This is a continuation of previous articles on IaC shortcomings and resolutions. While IaC code can be used deterministically to repeatedly create, update, and delete cloud resources, there are some dependencies that are managed by the resources themselves and become a concern for the end user when they are not properly cleaned up. Take for instance, the load balancers that compute instances and clusters create when they are provisioned using the Azure Machine Learning Workspaces. These are automatically provisioned. The purpose of this load balancer is to manage traffic even when the compute instance or cluster is stopped. Each compute instance has one load balancer associated with it, and for every 50 nodes in a compute cluster, one standard load balancer is billed. The load balancer ensures that requests are distributed evenly across the available compute resources, improving performance and availability. Each load balancer is billed at approximately $0.33 per day. If we have multiple compute instances, each one will have its own load balancer. For compute clusters, the load balancer cost is based on the total number of nodes in the cluster. One way to avoid load balancer costs on stopped compute instances and clusters, is to delete the compute resources when they are not in use. The IaC can help with the delete of the resources but whether the action is automated or manual, it is contingent on the delete of the load balancers and when delete fails for reasons such as locks on load balancers, then the user is left with a troublesome situation.
An understanding of the load balancer might help put things in perspective especially when trying to find them to unlock or delete. Many cloud resources and Azure Batch services create load balancers and the ways to distinguish them vary from resource groups, tags, or properties. These load balancers play a crucial role in distributing network traffic evenly across multiple compute resources to optimize performance and ensure high availability, they use various algorithms such as round-robin, least connections, or source IP affinity, to distribute incoming traffic to the available compute resources. This helps in maintaining a balanced workload and preventing any single resource from being overwhelmed. They also contribute to high availability by continuously monitoring the health of the compute resources. If a resource becomes unhealthy or unresponsive, the load balancer automatically redirects traffic to other healthy resources. They can seamlessly handle an increase in traffic by automatically scaling up the number of compute resources. Azure Machine Learning Workspace load balancers can scale up or down based on predefined rules or metrics, ensuring that the resources can handle the workload efficiently. Load balancing rules determine how traffic should be distributed. Rules can be configured based on protocols, ports, or other attributes to ensure that the traffic is routed correctly. Load balancers continuously monitor the health of the compute resources by sending health probes to check their responsiveness. If a resource fails the health probe, it is marked as unhealthy, and traffic is redirected to other healthy resources. Azure Machine Learning Workspace supports both internal and public load balancers. Internal load balancers are used for internal traffic within a virtual network, while public load balancers handle traffic from the internet. They can be seamlessly integrated with other Azure services, such as virtual networks, virtual machines, and container services, to build scalable and highly available machine learning solutions. Overall, load balancers in Azure Machine Learning Workspace play a critical role in optimizing performance, ensuring high availability, and handling increased traffic by evenly distributing it across multiple compute resources.
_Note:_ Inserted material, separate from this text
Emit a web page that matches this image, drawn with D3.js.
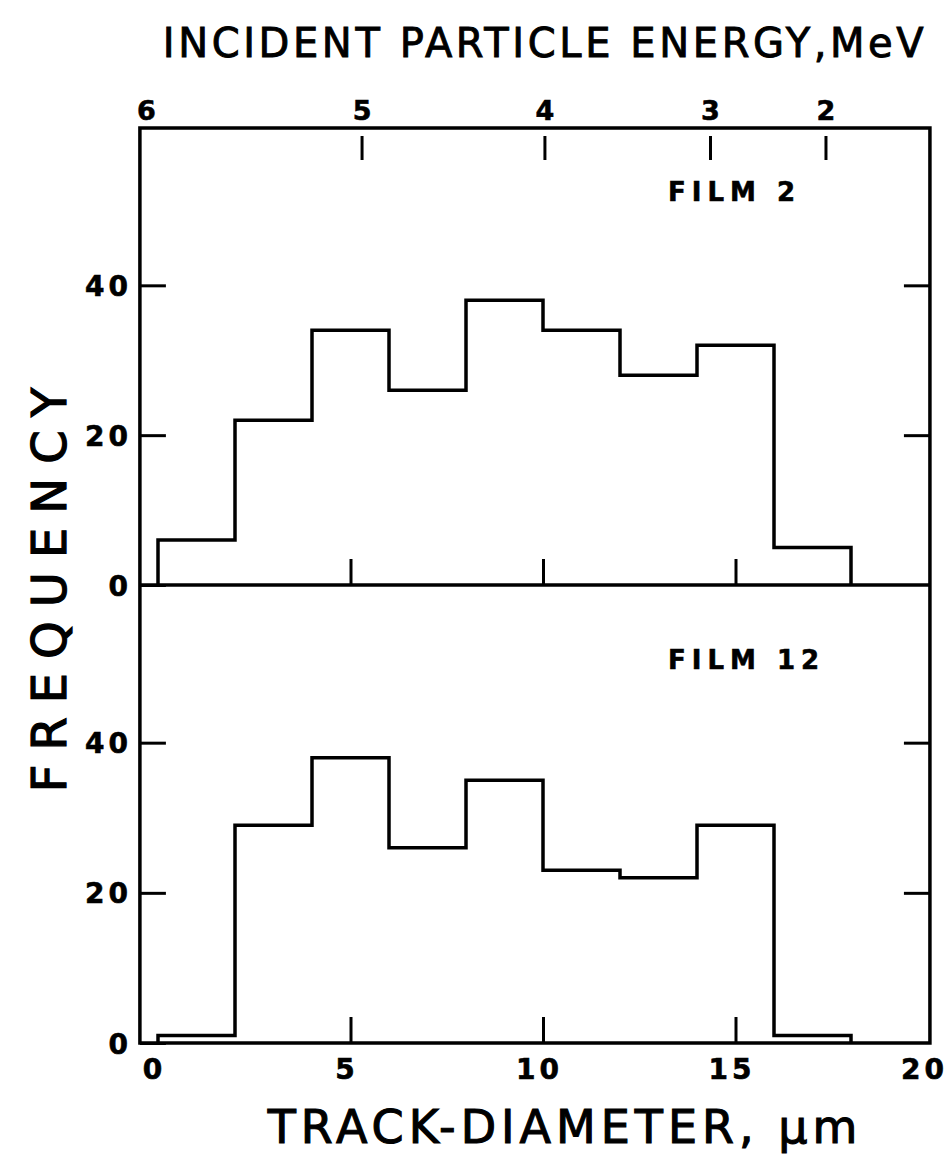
<!DOCTYPE html>
<html>
<head>
<meta charset="utf-8">
<script src="https://cdn.jsdelivr.net/npm/d3@7/dist/d3.min.js"></script>
<style>
  html, body { margin: 0; padding: 0; background: #fff; }
  svg text { fill: #000; font-family: "DejaVu Sans", sans-serif; }
</style>
</head>
<body>
<svg id="chart" width="951" height="1166"></svg>
<script>
// Left edges of the 2 µm track-diameter bins and the counts in each bin
const binStarts = [0, 2, 4, 6, 8, 10, 12, 14, 16];
const binWidth = 2;
const film2Counts = [6, 22, 34, 26, 38, 34, 28, 32, 5];
const film12Counts = [1, 29, 38, 26, 35, 23, 22, 29, 1];
const panelNames = ["FILM 2", "FILM 12"];

// Lower axis: track diameter
const diameterTicks = [0, 5, 10, 15, 20];
const frequencyTicks = [0, 20, 40];

// Upper axis: incident particle energy (MeV) placed at the matching diameter
const energyLabels = ["6", "5", "4", "3", "2"];
const energyAtDiameter = [-0.3, 5.3, 10.05, 14.35, 17.35];

const svg = d3.select("#chart");
const ink = "#000";

const x = d3.scaleLinear().domain([0, 20]).range([158, 928]);
const frameLeft = x(-0.47), frameRight = x(20.05);
const yMax = 61;
const panelTops = [128, 585];
const panelBottoms = [585, 1043];
const yScales = panelTops.map((t, i) => d3.scaleLinear().domain([0, yMax]).range([panelBottoms[i], t]));

// Outer frame and the shared divider
svg.append("rect")
  .attr("x", frameLeft).attr("y", panelTops[0])
  .attr("width", frameRight - frameLeft).attr("height", panelBottoms[1] - panelTops[0])
  .attr("fill", "none").attr("stroke", ink).attr("stroke-width", 3.5);
svg.append("line")
  .attr("x1", frameLeft).attr("x2", frameRight)
  .attr("y1", panelBottoms[0]).attr("y2", panelBottoms[0])
  .attr("stroke", ink).attr("stroke-width", 3.5);

function styleAxis(g) {
  g.select(".domain").remove();
  g.selectAll(".tick line").attr("stroke", ink).attr("stroke-width", 3);
  g.selectAll(".tick text")
    .style("font-family", "'DejaVu Sans', sans-serif")
    .style("font-weight", "bold")
    .style("font-size", "28px")
    .style("letter-spacing", "4px")
    .attr("stroke", ink).attr("stroke-width", 0.6);
}

[film2Counts, film12Counts].forEach((counts, i) => {
  const y = yScales[i];

  // Inward frequency ticks on the left (labelled) and right
  svg.append("g")
    .attr("transform", `translate(${frameLeft},0)`)
    .call(d3.axisLeft(y).tickValues(frequencyTicks).tickSizeInner(-26).tickSizeOuter(0).tickPadding(8).tickFormat(d3.format("d")))
    .call(styleAxis)
    .call(g => g.selectAll(".tick text").attr("dy", "0.36em"));
  svg.append("g")
    .attr("transform", `translate(${frameRight},0)`)
    .call(d3.axisRight(y).tickValues(frequencyTicks.filter(d => d > 0)).tickSizeInner(-26).tickSizeOuter(0).tickFormat(""))
    .call(styleAxis);

  // Inward diameter ticks along the bottom of each panel
  svg.append("g")
    .attr("transform", `translate(0,${panelBottoms[i]})`)
    .call(d3.axisBottom(x).tickValues([5, 10, 15]).tickSizeInner(-26).tickSizeOuter(0).tickFormat(""))
    .call(styleAxis);

  // Step outline of the histogram
  const pts = [[binStarts[0], 0]];
  counts.forEach((c, k) => {
    pts.push([binStarts[k], c]);
    pts.push([binStarts[k] + binWidth, c]);
  });
  pts.push([binStarts[counts.length - 1] + binWidth, 0]);
  svg.append("path")
    .attr("d", d3.line().x(d => x(d[0])).y(d => y(d[1]))(pts))
    .attr("fill", "none").attr("stroke", ink).attr("stroke-width", 3.5)
    .attr("stroke-linejoin", "miter");

  svg.append("text")
    .attr("x", 668).attr("y", panelTops[i] + 73 + (i === 1 ? 11 : 0))
    .attr("text-anchor", "start")
    .attr("stroke", ink).attr("stroke-width", 0.6)
    .style("font-weight", "bold").style("font-size", "26px").style("letter-spacing", "6px")
    .text(panelNames[i]);
});

// Bottom axis labels
svg.append("g")
  .attr("transform", `translate(0,${panelBottoms[1]})`)
  .call(d3.axisBottom(x).tickValues(diameterTicks).tickSize(0).tickPadding(16).tickFormat(d3.format("d")))
  .call(styleAxis)
  .call(g => g.selectAll(".tick text").attr("dy", "0.71em").attr("dx", -4));

// Top energy axis
const energy = svg.append("g").attr("transform", `translate(0,${panelTops[0]})`);
energyLabels.forEach((lab, k) => {
  const px = x(energyAtDiameter[k]);
  if (k > 0) {
    energy.append("line").attr("x1", px).attr("x2", px).attr("y1", 8).attr("y2", 32)
      .attr("stroke", ink).attr("stroke-width", 3);
  }
  energy.append("text").attr("x", px).attr("y", -8)
    .attr("text-anchor", "middle")
    .attr("stroke", ink).attr("stroke-width", 0.6)
    .style("font-weight", "bold").style("font-size", "27px")
    .text(lab);
});

// Titles
svg.append("text")
  .attr("x", 545).attr("y", 57)
  .attr("text-anchor", "middle")
  .attr("stroke", ink).attr("stroke-width", 0.9)
  .style("font-size", "40px").style("letter-spacing", "3.6px")
  .text("INCIDENT PARTICLE ENERGY,MeV");

svg.append("text")
  .attr("transform", `translate(66,583) rotate(-90)`)
  .attr("text-anchor", "middle")
  .attr("stroke", ink).attr("stroke-width", 1.2)
  .style("font-size", "48px").style("letter-spacing", "14px")
  .text("FREQUENCY");

svg.append("text")
  .attr("x", 565).attr("y", 1143)
  .attr("text-anchor", "middle")
  .attr("stroke", ink).attr("stroke-width", 1.1)
  .style("font-size", "46px").style("letter-spacing", "5px")
  .text("TRACK-DIAMETER, μm");
</script>
</body>
</html>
Creating the compute with node public ip set to false and disabling local auth can prevent load balancers from being created but if endpoints are involved, the Azure Batch Service will create them. Load balancers, public ip addresses and associated dependencies are created in the resource group of the virtual network and not the resource group of the machine learning workspace. Finding the load balancers and taking appropriate action on them can allow the compute resources to be cleaned up. This can be done on an ad hoc basis or scheduled basis.